Ch5

Minimum Spanning Trees

Given a connected, undirected, and weighted graph G, select a subset $E' \in G$ such that graph G is (still) connected and weight of selected edge E' is minimal !!

To satisfy connectivity criteria

• we need at least V-1 edges that form a tree and this tree must span all $V \in G$.

• MST can be solved with several well known algorithms
  • Prim's
  • Krushkal's

Application of MSTs

• Network Design : Minimize cost of laying cable networks
• Clustering and Machine Learning to remove expensive edges in tree
• TSP (Travelling Saleman Problem): used for approximation solution
• Pathfinding Algorithms in Games often use MST.

Prim’s Algorithm

This algorithm takes a starting vertex and flags it as taken and enqueues a pair of information into a priority queue. The weight w and the other end point u of edge 0->u that is not taken yet.

These pairs are sorted in the priority queue based on increasing weight, and if tie, by increasing vertex number. Then Prim's algorithm greedily selects pair (w,u) in front of priority queue which has the minimum weight w - if the end point of this edge - which is u has not been taken before. ( to prevent cycle).

• O(process each edge once x cost of enqueue/dequeue) = $O(E \log E)$ = $O(E \log V)$

int primsMST(int V, vector<vector<Edge>>& adj) {
    vector<bool> visited(V, false);
    priority_queue<pair<int, int>, vector<pair<int, int>>, greater<>> pq;
    int mstWeight = 0;
    pq.push({0, 0});  // Start with node 0, weight 0
    while (!pq.empty()) {
        auto [w, u] = pq.top(); pq.pop();
        if (visited[u]) continue;
        visited[u] = true;
        // take weight and process adjacent edges
        mstWeight += w;
        for (auto& [edge] : adj[u]) {
            if (!visited[edge.to]) {
                pq.push({edge.weight, edge.to});
            }
        }
    }
    return mstWeight;
}

Krushkal’s Algorithm

This algorithm first sorts E edges based on non-decreasing weight. Then greedily try to add each edge into MST as long as such addition doesn't form a cycle. This check can be done using lightweight Union-Find Disjoint Sets implementation.

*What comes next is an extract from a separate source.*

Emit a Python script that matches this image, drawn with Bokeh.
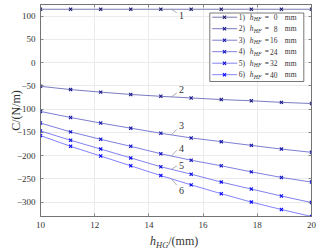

• Runtime O(sorting + trying to add each edge x Cost of Union-Find)
• $O(E \log E + E \times (\approx 1)) = O(E\log E) = O(E \log {V^2} = O(E\log V))$

bool compareEdges(const Edge& a, const Edge& b) {
    return a.weight < b.weight;
}

int kruskalMST(int V, vector<Edge>& edges) {
    sort(edges.begin(), edges.end(), compareEdges);
    DSU dsu(V);
    int mstWeight = 0;

    for (auto& edge : edges) {
        if (dsu.unite(edge.u, edge.v)) {
            mstWeight += edge.weight;
        }
    }

    return mstWeight;
}

Union-Find (Fastest Implementation)

#include <bits/stdc++.h>
using namespace std;

typedef vector<int> vi;

class UnionFind {                                // OOP style
private:
  vi p, rank, setSize;                           // vi p is the key part
  int numSets;
public:
  UnionFind(int N) {
    p.assign(N, 0); for (int i = 0; i < N; ++i) p[i] = i;
    rank.assign(N, 0);                           // optional speedup
    setSize.assign(N, 1);                        // optional feature
    numSets = N;                                 // optional feature
  }

  int findSet(int i) { return (p[i] == i) ? i : (p[i] = findSet(p[i])); }
  bool isSameSet(int i, int j) { return findSet(i) == findSet(j); }

  int numDisjointSets() { return numSets; }      // optional
  int sizeOfSet(int i) { return setSize[findSet(i)]; } // optional

  bool unionSet(int i, int j) {
    if (isSameSet(i, j)) return false;           // i and j are in same set
    int x = findSet(i), y = findSet(j);          // find both rep items
    if (rank[x] > rank[y]) swap(x, y);           // keep x 'shorter' than y
    p[x] = y;                                    // set x under y
    if (rank[x] == rank[y]) ++rank[y];           // optional speedup
    setSize[y] += setSize[x];                    // combine set sizes at y
    --numSets;                                   // a union reduces numSets
    return true;
  }
};

Problems

1. https://www.geeksforgeeks.org/problems/minimum-spanning-tree/1 implement prim’s algorithm with negative weights to simulate min-heap.
2. https://www.geeksforgeeks.org/problems/disjoint-set-union-find/1 Recursive Find Implementation
3. https://www.geeksforgeeks.org/problems/minimum-spanning-tree/1 Same Problem and use simplified UFs and unpack adjacency graph into edges, make sure to use undirected edges only once.
4. https://leetcode.com/problems/number-of-operations-to-make-network-connected/ Use Union-Find to find out the components in the graph, rest can be simple calculations around that.
5. https://leetcode.com/problems/most-stones-removed-with-same-row-or-column/ This solution is complicated better to read discussion on the platform.
6. https://leetcode.com/problems/accounts-merge/description/ In this problem you basically have to track owners separately and try to build union set on strings (emails) and then print those back with owner.
7. https://leetcode.com/problems/number-of-islands-ii/ This problem makes u think of 2d array as flattened array list to simplify the UnionFind implementation, so there is a trade off :)